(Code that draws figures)

- - -

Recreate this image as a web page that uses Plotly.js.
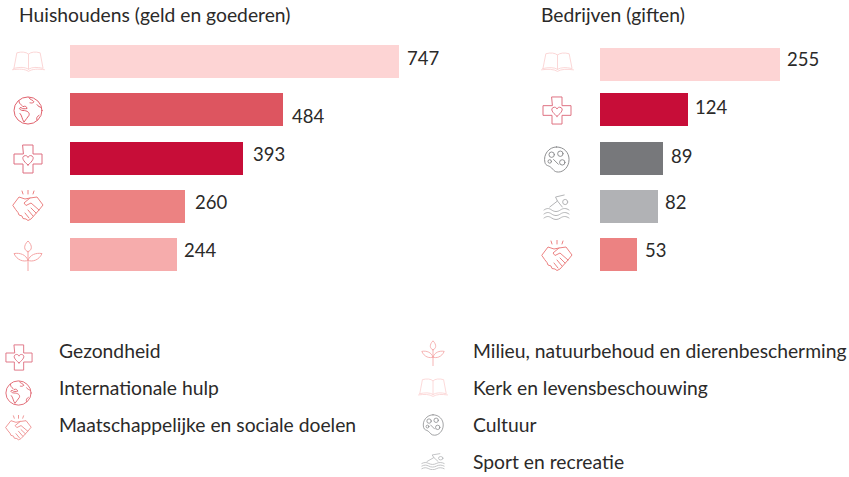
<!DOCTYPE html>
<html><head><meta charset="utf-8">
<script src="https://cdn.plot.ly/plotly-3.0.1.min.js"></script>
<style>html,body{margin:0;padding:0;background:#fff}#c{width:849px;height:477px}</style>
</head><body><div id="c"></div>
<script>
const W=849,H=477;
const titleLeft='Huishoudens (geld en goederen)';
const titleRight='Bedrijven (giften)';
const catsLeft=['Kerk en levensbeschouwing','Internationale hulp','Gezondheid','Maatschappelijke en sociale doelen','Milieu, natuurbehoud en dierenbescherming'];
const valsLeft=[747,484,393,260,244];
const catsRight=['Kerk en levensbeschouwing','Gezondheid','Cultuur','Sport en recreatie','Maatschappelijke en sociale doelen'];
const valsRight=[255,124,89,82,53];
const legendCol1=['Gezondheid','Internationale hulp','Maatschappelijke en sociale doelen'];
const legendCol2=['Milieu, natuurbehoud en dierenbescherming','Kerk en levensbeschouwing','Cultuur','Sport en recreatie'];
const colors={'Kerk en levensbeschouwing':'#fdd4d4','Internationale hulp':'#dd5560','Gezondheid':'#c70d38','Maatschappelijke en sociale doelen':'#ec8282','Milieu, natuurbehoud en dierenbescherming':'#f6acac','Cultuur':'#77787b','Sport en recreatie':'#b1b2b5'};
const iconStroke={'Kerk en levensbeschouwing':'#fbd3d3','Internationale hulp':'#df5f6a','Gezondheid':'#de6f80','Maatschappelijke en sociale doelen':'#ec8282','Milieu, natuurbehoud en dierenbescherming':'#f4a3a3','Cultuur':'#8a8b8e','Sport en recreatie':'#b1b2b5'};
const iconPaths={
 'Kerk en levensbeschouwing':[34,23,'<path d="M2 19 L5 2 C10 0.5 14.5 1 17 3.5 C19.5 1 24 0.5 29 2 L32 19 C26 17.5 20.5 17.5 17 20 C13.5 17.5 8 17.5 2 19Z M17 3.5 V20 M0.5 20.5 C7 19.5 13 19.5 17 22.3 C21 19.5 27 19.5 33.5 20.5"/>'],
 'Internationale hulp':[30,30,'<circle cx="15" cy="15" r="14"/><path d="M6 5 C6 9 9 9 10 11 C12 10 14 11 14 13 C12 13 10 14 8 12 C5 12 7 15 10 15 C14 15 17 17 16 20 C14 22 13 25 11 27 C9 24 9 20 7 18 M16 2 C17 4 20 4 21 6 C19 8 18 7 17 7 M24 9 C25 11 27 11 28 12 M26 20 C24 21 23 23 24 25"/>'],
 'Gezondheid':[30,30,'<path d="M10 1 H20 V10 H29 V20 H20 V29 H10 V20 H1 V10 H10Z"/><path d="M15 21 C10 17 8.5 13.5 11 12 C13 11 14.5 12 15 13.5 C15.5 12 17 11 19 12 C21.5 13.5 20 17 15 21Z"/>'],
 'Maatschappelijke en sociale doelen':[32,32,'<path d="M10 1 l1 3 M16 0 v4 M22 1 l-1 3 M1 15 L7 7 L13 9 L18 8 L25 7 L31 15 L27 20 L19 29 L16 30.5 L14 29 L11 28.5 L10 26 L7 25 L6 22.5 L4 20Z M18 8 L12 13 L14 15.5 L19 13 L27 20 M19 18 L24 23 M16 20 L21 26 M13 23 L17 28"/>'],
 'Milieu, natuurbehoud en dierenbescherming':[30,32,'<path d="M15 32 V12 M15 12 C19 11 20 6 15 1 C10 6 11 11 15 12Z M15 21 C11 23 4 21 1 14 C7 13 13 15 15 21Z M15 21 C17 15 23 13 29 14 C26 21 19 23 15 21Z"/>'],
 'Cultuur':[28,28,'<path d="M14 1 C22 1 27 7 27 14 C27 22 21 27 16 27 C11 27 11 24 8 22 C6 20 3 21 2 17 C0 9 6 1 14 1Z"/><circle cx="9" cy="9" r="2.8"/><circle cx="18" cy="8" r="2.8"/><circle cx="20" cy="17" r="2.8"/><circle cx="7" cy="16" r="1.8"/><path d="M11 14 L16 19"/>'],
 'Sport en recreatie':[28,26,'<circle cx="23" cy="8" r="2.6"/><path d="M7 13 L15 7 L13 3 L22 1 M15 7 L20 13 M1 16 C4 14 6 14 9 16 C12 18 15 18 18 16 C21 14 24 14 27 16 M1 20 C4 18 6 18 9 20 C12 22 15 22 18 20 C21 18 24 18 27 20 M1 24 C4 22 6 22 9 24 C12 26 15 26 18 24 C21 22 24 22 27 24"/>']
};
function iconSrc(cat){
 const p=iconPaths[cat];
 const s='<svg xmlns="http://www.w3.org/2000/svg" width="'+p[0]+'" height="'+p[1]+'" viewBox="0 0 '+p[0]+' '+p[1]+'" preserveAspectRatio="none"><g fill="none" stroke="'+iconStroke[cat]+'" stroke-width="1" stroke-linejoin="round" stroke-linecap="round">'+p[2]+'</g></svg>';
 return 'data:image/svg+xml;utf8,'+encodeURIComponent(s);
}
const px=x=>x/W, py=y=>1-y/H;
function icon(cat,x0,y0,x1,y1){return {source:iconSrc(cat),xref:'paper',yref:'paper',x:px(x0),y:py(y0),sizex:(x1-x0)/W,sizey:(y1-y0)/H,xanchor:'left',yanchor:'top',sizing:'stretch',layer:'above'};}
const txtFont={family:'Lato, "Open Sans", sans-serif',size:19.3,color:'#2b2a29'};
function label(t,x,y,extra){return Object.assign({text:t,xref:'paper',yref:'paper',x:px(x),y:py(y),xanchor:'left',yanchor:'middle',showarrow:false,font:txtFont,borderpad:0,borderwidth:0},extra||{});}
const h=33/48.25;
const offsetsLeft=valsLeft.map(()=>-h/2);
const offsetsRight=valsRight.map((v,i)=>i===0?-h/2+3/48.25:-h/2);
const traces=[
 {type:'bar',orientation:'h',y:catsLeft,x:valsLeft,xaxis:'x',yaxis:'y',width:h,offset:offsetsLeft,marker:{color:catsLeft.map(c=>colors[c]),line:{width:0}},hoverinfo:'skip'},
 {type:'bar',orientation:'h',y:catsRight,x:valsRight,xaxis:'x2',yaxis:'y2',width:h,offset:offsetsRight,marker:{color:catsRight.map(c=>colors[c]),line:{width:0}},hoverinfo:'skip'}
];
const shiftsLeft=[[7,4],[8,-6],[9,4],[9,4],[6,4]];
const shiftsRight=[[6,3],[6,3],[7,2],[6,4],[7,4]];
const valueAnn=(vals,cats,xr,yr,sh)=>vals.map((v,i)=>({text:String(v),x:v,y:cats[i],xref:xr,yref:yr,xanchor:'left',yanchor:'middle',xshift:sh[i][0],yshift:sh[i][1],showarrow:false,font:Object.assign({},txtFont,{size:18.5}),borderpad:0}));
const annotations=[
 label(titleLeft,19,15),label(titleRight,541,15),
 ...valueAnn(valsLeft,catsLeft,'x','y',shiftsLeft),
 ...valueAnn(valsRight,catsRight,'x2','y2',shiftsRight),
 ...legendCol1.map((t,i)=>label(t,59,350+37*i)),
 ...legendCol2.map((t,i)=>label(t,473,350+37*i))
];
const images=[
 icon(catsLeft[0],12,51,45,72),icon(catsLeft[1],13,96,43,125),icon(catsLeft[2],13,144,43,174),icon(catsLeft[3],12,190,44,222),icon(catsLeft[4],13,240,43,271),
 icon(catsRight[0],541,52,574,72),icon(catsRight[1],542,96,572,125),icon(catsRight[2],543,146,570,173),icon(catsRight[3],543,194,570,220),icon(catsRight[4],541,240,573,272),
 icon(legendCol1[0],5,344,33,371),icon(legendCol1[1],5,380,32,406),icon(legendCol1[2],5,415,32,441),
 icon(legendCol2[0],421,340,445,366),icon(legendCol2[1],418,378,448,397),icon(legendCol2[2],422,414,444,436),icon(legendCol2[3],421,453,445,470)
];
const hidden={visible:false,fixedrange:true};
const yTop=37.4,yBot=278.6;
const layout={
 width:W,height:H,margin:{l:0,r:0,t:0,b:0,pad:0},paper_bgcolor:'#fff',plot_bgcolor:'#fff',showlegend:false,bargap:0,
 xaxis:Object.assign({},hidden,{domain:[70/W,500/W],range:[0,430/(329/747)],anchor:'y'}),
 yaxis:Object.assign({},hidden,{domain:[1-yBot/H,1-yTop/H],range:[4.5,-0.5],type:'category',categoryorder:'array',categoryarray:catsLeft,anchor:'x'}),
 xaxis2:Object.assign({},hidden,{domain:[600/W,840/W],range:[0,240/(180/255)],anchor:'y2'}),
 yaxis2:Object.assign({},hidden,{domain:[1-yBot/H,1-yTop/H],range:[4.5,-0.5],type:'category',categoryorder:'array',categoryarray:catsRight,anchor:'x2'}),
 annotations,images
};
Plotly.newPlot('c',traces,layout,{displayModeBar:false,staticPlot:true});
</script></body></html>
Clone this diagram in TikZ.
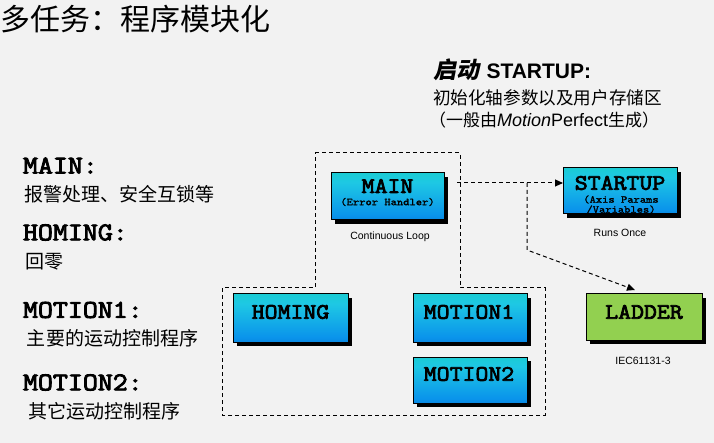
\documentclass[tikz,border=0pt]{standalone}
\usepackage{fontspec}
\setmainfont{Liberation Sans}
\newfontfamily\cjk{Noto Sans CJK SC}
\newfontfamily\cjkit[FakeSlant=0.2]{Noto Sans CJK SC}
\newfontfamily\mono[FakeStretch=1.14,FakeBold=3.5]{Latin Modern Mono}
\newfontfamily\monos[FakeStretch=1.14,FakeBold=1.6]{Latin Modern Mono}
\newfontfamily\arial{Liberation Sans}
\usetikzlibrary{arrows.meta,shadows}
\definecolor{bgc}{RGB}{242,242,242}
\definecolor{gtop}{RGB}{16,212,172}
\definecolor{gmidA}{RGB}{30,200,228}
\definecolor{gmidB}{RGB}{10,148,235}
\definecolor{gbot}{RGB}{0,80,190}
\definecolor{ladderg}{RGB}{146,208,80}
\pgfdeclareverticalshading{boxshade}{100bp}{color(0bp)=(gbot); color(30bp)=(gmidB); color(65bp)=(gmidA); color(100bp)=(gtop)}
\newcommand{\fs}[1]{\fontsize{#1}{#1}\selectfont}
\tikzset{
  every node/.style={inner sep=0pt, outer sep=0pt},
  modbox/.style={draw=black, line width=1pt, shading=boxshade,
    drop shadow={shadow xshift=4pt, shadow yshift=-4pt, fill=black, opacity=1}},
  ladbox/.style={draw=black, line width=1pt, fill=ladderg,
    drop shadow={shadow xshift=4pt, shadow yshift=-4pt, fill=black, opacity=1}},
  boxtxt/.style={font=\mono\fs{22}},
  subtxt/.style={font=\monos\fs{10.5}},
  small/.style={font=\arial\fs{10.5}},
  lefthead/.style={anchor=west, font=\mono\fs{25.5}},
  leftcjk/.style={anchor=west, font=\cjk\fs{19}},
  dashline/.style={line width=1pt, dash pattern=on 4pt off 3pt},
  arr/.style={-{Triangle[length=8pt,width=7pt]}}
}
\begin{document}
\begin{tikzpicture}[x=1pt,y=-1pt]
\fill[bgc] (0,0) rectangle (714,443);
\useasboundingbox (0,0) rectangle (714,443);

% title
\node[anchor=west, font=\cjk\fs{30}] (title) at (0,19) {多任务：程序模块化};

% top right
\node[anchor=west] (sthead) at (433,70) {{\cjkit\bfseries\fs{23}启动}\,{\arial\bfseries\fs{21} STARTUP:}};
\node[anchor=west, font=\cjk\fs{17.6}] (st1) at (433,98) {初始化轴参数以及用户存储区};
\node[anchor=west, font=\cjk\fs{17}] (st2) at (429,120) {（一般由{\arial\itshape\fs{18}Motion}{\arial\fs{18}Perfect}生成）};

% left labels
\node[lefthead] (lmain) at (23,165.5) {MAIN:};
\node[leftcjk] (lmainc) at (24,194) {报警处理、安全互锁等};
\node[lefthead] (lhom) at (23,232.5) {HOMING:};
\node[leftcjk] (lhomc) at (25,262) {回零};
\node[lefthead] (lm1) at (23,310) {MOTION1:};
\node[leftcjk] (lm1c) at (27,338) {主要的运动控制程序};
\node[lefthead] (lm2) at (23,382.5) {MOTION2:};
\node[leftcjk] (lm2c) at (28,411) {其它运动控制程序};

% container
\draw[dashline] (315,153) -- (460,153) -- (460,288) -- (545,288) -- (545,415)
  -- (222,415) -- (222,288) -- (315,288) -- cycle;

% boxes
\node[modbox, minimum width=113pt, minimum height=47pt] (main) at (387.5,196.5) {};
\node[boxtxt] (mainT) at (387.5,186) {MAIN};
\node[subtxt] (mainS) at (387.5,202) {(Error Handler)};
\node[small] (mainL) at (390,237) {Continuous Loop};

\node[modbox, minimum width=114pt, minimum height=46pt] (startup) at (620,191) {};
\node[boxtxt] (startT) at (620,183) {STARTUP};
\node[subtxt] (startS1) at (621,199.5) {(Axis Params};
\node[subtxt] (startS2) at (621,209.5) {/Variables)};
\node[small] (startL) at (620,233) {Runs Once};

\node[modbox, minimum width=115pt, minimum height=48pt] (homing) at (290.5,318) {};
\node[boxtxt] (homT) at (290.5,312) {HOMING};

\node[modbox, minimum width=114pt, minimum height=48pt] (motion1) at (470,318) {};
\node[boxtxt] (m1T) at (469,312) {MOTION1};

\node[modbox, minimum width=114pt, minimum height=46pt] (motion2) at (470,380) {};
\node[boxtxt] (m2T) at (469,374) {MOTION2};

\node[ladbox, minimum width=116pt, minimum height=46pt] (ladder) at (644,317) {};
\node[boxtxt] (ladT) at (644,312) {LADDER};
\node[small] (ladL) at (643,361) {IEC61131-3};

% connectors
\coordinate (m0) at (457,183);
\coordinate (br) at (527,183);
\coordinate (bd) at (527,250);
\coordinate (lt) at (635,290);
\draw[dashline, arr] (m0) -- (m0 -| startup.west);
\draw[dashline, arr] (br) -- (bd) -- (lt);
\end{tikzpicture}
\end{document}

- - -

● **WORK REQUIRED**: Copy out each line of the entries that holds "this".

● **EXERCISE RESPONSE**:
Recreate this image as a web page that uses Plotly.js.
Clone this diagram in TikZ.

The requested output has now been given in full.